[YOUR OBJECTIVE] Please write out the lines of the data exactly, beginning with the first and ending with the line containing "var street1 = [];"; leave the pictures behind.

[COLLECTED DATA]

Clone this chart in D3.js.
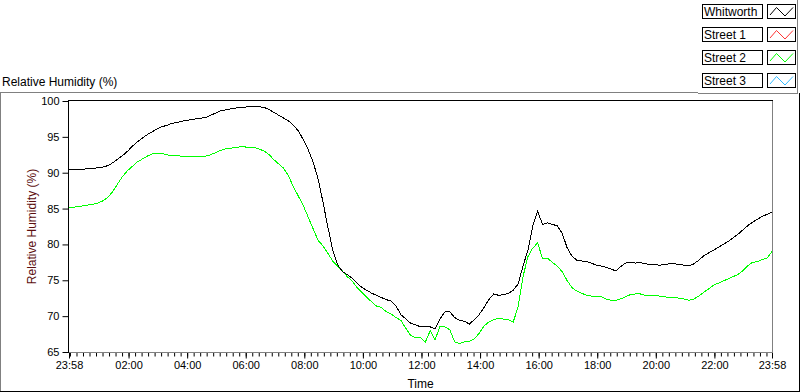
<!DOCTYPE html>
<html>
<head>
<meta charset="utf-8">
<script src="https://cdn.jsdelivr.net/npm/d3@7"></script>
<style>
  body { margin: 0; background: #fff; }
  svg { display: block; font-family: "Liberation Sans", Arial, sans-serif; }
  .tick text { font-size: 11px; fill: #000; }
</style>
</head>
<body>
<div id="chart"></div>
<script>
// readings are every 10 minutes starting at 23:58
var stepMinutes = 10;

var seriesNames = ["Whitworth", "Street 1", "Street 2", "Street 3"];
var seriesColors = ["#000000", "#ff3333", "#00ff00", "#33bbff"];

var whitworth = [
    90.4, 90.45, 90.5, 90.5, 90.55, 90.6, 90.7, 90.8, 91.0, 91.4,
    91.9, 92.4, 93.0, 93.7, 94.3, 94.8, 95.3, 95.7, 96.1, 96.4,
    96.6, 96.85, 97.0, 97.15, 97.3, 97.4, 97.5, 97.6, 97.7, 98.0,
    98.3, 98.6, 98.75, 98.9, 99.0, 99.1, 99.15, 99.2, 99.25, 99.2,
    99.1, 98.8, 98.4, 98.0, 97.6, 97.2, 96.6, 95.8, 94.6, 93.2,
    91.5, 89.2, 86.0, 82.5, 79.3, 77.2, 76.2, 75.8, 75.3, 74.6,
    74.0, 73.6, 73.2, 72.9, 72.6, 72.3, 72.1, 71.4, 70.2, 69.6,
    69.0, 68.8, 68.5, 68.5, 68.5, 68.2, 69.6, 70.6, 70.6, 69.8,
    69.4, 69.3, 68.9, 69.5, 70.2, 71.2, 72.3, 73.1, 72.9, 73.0,
    73.2, 73.6, 74.5, 77.0, 79.2, 82.6, 84.6, 82.8, 83.0, 82.8,
    82.6, 81.6, 79.6, 78.4, 77.8, 77.7, 77.6, 77.4, 77.1, 77.0,
    76.8, 76.6, 76.3, 76.9, 77.4, 77.5, 77.4, 77.5, 77.3, 77.2,
    77.2, 77.1, 77.2, 77.3, 77.3, 77.2, 77.1, 77.0, 77.3, 77.8,
    78.4, 78.8, 79.2, 79.6, 80.0, 80.4, 80.9, 81.4, 82.0, 82.6,
    83.1, 83.5, 83.9, 84.2, 84.5
];

var street1 = [];

var street2 = [
    85.1, 85.2, 85.3, 85.4, 85.5, 85.6, 85.8, 86.1, 86.6, 87.4,
    88.5, 89.5, 90.3, 90.9, 91.5, 91.9, 92.3, 92.6, 92.7, 92.7,
    92.5, 92.4, 92.4, 92.3, 92.3, 92.3, 92.2, 92.3, 92.3, 92.5,
    92.8, 93.1, 93.3, 93.4, 93.5, 93.6, 93.6, 93.5, 93.5, 93.3,
    93.0, 92.5, 91.8, 91.2, 90.6, 89.5, 88.0, 86.7, 85.4, 83.8,
    82.2, 80.6, 79.8, 78.8, 77.7, 77.0, 76.3, 75.5, 74.9, 74.0,
    73.3, 72.6, 72.0, 71.4, 71.2, 70.6, 70.3, 69.8, 69.4, 68.3,
    67.3, 67.0, 67.0, 66.4, 68.0, 66.7, 68.6, 68.5, 68.1, 66.4,
    66.2, 66.4, 66.5, 66.8, 67.6, 68.6, 69.2, 69.5, 69.7, 69.6,
    69.5, 69.2, 71.3, 75.5, 78.3, 79.5, 80.2, 78.0, 78.1, 77.5,
    77.0, 76.2, 75.0, 74.0, 73.5, 73.2, 72.9, 72.8, 72.8, 72.7,
    72.4, 72.2, 72.2, 72.4, 72.7, 73.0, 73.1, 73.1, 72.9, 72.8,
    72.9, 72.8, 72.7, 72.6, 72.6, 72.5, 72.4, 72.2, 72.4, 72.8,
    73.3, 73.8, 74.3, 74.6, 74.9, 75.2, 75.5, 75.8, 76.3, 77.0,
    77.5, 77.6, 77.9, 78.1, 79.0
];

var street3 = [];

var yTicks = [65, 70, 75, 80, 85, 90, 95, 100];

var width = 800, height = 392;
var startTime = new Date(2000, 0, 1, 23, 58);
var endTime = new Date(2000, 0, 2, 23, 58);

var svg = d3.select('#chart')
    .append('svg')
    .attr('width', width)
    .attr('height', height);

svg.append('rect').attr('width', width).attr('height', height).attr('fill', '#fff');

// frame around the graph part
svg.append('line').attr('x1', 0).attr('x2', 698).attr('y1', 92.5).attr('y2', 92.5).attr('stroke', '#808080');
svg.append('line').attr('x1', 0.5).attr('x2', 0.5).attr('y1', 92).attr('y2', 392).attr('stroke', '#808080');
svg.append('line').attr('x1', 0).attr('x2', 800).attr('y1', 391.5).attr('y2', 391.5).attr('stroke', '#000');
svg.append('line').attr('x1', 799.5).attr('x2', 799.5).attr('y1', 93).attr('y2', 392).attr('stroke', '#000');

svg.append('text')
    .attr('x', 2)
    .attr('y', 86)
    .attr('font-size', 12)
    .text('Relative Humidity (%)');

var x = d3.scaleTime()
    .domain([startTime, endTime])
    .range([69, 772]);

var y = d3.scaleLinear()
    .domain([65, 100])
    .range([352, 101]);

var timeAt = function (i) { return new Date(startTime.getTime() + i * stepMinutes * 60000); };

// axes
var majors = [startTime].concat(d3.timeHour.every(2).range(new Date(2000, 0, 2, 2, 0), endTime)).concat([endTime]);
var minors = [];
var minorStep = 2 * 3600000 / 9;
var anchor = new Date(2000, 0, 2, 2, 0).getTime();
for (var k = -10; k < 200; k++) {
    var t = anchor + k * minorStep;
    if (t > startTime.getTime() && t < endTime.getTime())
        minors.push(new Date(t));
}

svg.append('g')
    .attr('transform', 'translate(0,352.5)')
    .call(d3.axisBottom(x).tickValues(minors).tickSize(4).tickFormat(''))
    .call(function (g) { g.select('.domain').remove(); });

svg.append('g')
    .attr('transform', 'translate(0,352.5)')
    .call(d3.axisBottom(x).tickValues(majors).tickSize(6).tickPadding(3).tickFormat(d3.timeFormat('%H:%M')))
    .call(function (g) { g.select('.domain').remove(); });

svg.append('g')
    .attr('transform', 'translate(68.5,0)')
    .call(d3.axisLeft(y).tickValues(yTicks).tickSize(6).tickPadding(3))
    .call(function (g) { g.select('.domain').remove(); });

svg.selectAll('.tick line').attr('stroke', '#000');

// plot area border
svg.append('line').attr('x1', 772.5).attr('x2', 772.5).attr('y1', 101).attr('y2', 353).attr('stroke', '#808080');
svg.append('line').attr('x1', 68).attr('x2', 773).attr('y1', 352.5).attr('y2', 352.5).attr('stroke', '#808080');
svg.append('line').attr('x1', 68).attr('x2', 773).attr('y1', 100.5).attr('y2', 100.5).attr('stroke', '#000');
svg.append('line').attr('x1', 68.5).attr('x2', 68.5).attr('y1', 100).attr('y2', 353).attr('stroke', '#000');

svg.append('text')
    .attr('transform', 'translate(36,226.5) rotate(-90)')
    .attr('text-anchor', 'middle')
    .attr('font-size', 12)
    .attr('fill', '#5c0f0f')
    .text('Relative Humidity (%)');

svg.append('text')
    .attr('x', 420.5)
    .attr('y', 388)
    .attr('text-anchor', 'middle')
    .attr('font-size', 12)
    .text('Time');

var line = d3.line()
    .x(function (d, i) { return x(timeAt(i)); })
    .y(function (d) { return y(d); });

var allSeries = [whitworth, street1, street2, street3];
// draw later series underneath the first one
[2, 3, 1, 0].forEach(function (s) {
    if (allSeries[s].length === 0) return;
    svg.append('path')
        .datum(allSeries[s])
        .attr('d', line)
        .attr('fill', 'none')
        .attr('stroke', seriesColors[s])
        .attr('stroke-width', 1)
        .style('shape-rendering', 'crispEdges');
});

// legend panel
svg.append('line').attr('x1', 698).attr('x2', 798).attr('y1', 93.5).attr('y2', 93.5).attr('stroke', '#808080');
svg.append('line').attr('x1', 797.5).attr('x2', 797.5).attr('y1', 0).attr('y2', 94).attr('stroke', '#808080');

var legend = svg.selectAll('.legend')
    .data(seriesNames)
    .enter().append('g')
    .attr('class', 'legend')
    .attr('transform', function (d, i) { return 'translate(0,' + (4 + i * 23) + ')'; });

legend.append('rect')
    .attr('x', 702.5).attr('y', 0.5)
    .attr('width', 60).attr('height', 14)
    .attr('fill', '#fff').attr('stroke', '#000');

legend.append('text')
    .attr('x', 704)
    .attr('y', 12)
    .attr('font-size', 12)
    .text(function (d) { return d; });

legend.append('rect')
    .attr('x', 767.5).attr('y', 0.5)
    .attr('width', 28).attr('height', 14)
    .attr('fill', '#fff').attr('stroke', '#000');

legend.append('path')
    .attr('d', 'M770,11L776.5,3.5L785,12L793,3.5')
    .attr('fill', 'none')
    .attr('stroke', function (d, i) { return seriesColors[i]; });
</script>
</body>
</html>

[IN RESPONSE]
Clone this chart in D3.js.
<!DOCTYPE html>
<html>
<head>
<meta charset="utf-8">
<script src="https://cdn.jsdelivr.net/npm/d3@7"></script>
<style>
  body { margin: 0; background: #fff; }
  svg { display: block; font-family: "Liberation Sans", Arial, sans-serif; }
  .tick text { font-size: 11px; fill: #000; }
</style>
</head>
<body>
<div id="chart"></div>
<script>
// readings are every 10 minutes starting at 23:58
var stepMinutes = 10;

var seriesNames = ["Whitworth", "Street 1", "Street 2", "Street 3"];
var seriesColors = ["#000000", "#ff3333", "#00ff00", "#33bbff"];

var whitworth = [
    90.4, 90.45, 90.5, 90.5, 90.55, 90.6, 90.7, 90.8, 91.0, 91.4,
    91.9, 92.4, 93.0, 93.7, 94.3, 94.8, 95.3, 95.7, 96.1, 96.4,
    96.6, 96.85, 97.0, 97.15, 97.3, 97.4, 97.5, 97.6, 97.7, 98.0,
    98.3, 98.6, 98.75, 98.9, 99.0, 99.1, 99.15, 99.2, 99.25, 99.2,
    99.1, 98.8, 98.4, 98.0, 97.6, 97.2, 96.6, 95.8, 94.6, 93.2,
    91.5, 89.2, 86.0, 82.5, 79.3, 77.2, 76.2, 75.8, 75.3, 74.6,
    74.0, 73.6, 73.2, 72.9, 72.6, 72.3, 72.1, 71.4, 70.2, 69.6,
    69.0, 68.8, 68.5, 68.5, 68.5, 68.2, 69.6, 70.6, 70.6, 69.8,
    69.4, 69.3, 68.9, 69.5, 70.2, 71.2, 72.3, 73.1, 72.9, 73.0,
    73.2, 73.6, 74.5, 77.0, 79.2, 82.6, 84.6, 82.8, 83.0, 82.8,
    82.6, 81.6, 79.6, 78.4, 77.8, 77.7, 77.6, 77.4, 77.1, 77.0,
    76.8, 76.6, 76.3, 76.9, 77.4, 77.5, 77.4, 77.5, 77.3, 77.2,
    77.2, 77.1, 77.2, 77.3, 77.3, 77.2, 77.1, 77.0, 77.3, 77.8,
    78.4, 78.8, 79.2, 79.6, 80.0, 80.4, 80.9, 81.4, 82.0, 82.6,
    83.1, 83.5, 83.9, 84.2, 84.5
];

var street1 = [];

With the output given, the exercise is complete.